I actually was at walmart today and saw a kit of a visonic amp and 10" sub together for $50  If that's the same kit your friend got (he got 2) it looked like the amps had line out jacks on them.  in this case you can run RCAs from the cd player to the first amp's line in jacks, then use a short set of RCAs to go from that amp's line out jacks over to the other amp's line in jacks. so they jump from cd player to 1st amp then to 2nd amp.  this way you won't have to buy Y adapters.

As for your amp and its wire, I asked you for the model number.  you did not provide that, you said it's a 2000 watt lanzar.  lanzar is the make, but no model.  I'm not going to search all over the net and guess that we're talking about the same model when you have it right in front of you and wont tell me.

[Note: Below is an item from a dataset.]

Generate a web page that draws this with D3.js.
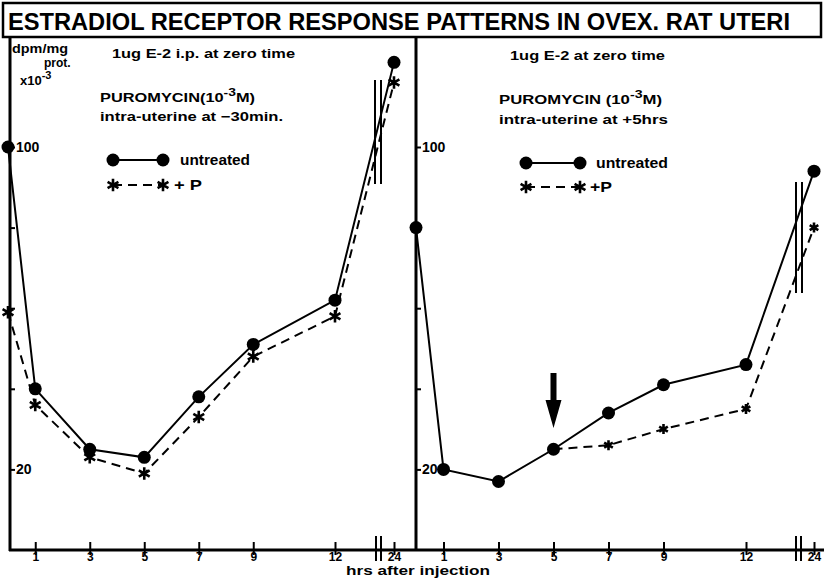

if its a typcial amp and again you're forcing me to guess, but at 2000 watts thats probably peak power, so RMS power at best is 1000 watts.  it depends on the load you are putting on it as well but the simple formula if you were to max it out, and if it's a class A/B amp (again I'm guessing since you didnt provide the model number) is:
1000 watts / 13.8 volts = about 72 amps divided by .5 efficiency (again guessing since you didnt provide model number) means the max that amplifier should draw is 144 amps and there's no way 8 gauge wire is going to support 144 amps.  it will do 60 at best.  
Now if the amp is a class D amp then you wouldn't divide by .5 efficiency, you'd divide by .9 or so. which is only 80 amps. but still 8 gauge is light.
Usually the amplifier will have terminals on it that accept the guage wire they recomend for the amplifier.  if 4 gauge fits, its a good bet that that's the recomended gauge.  but again, depending on the load (ohms of your speakers) you may be only runing the amp at 1/2 its rated power.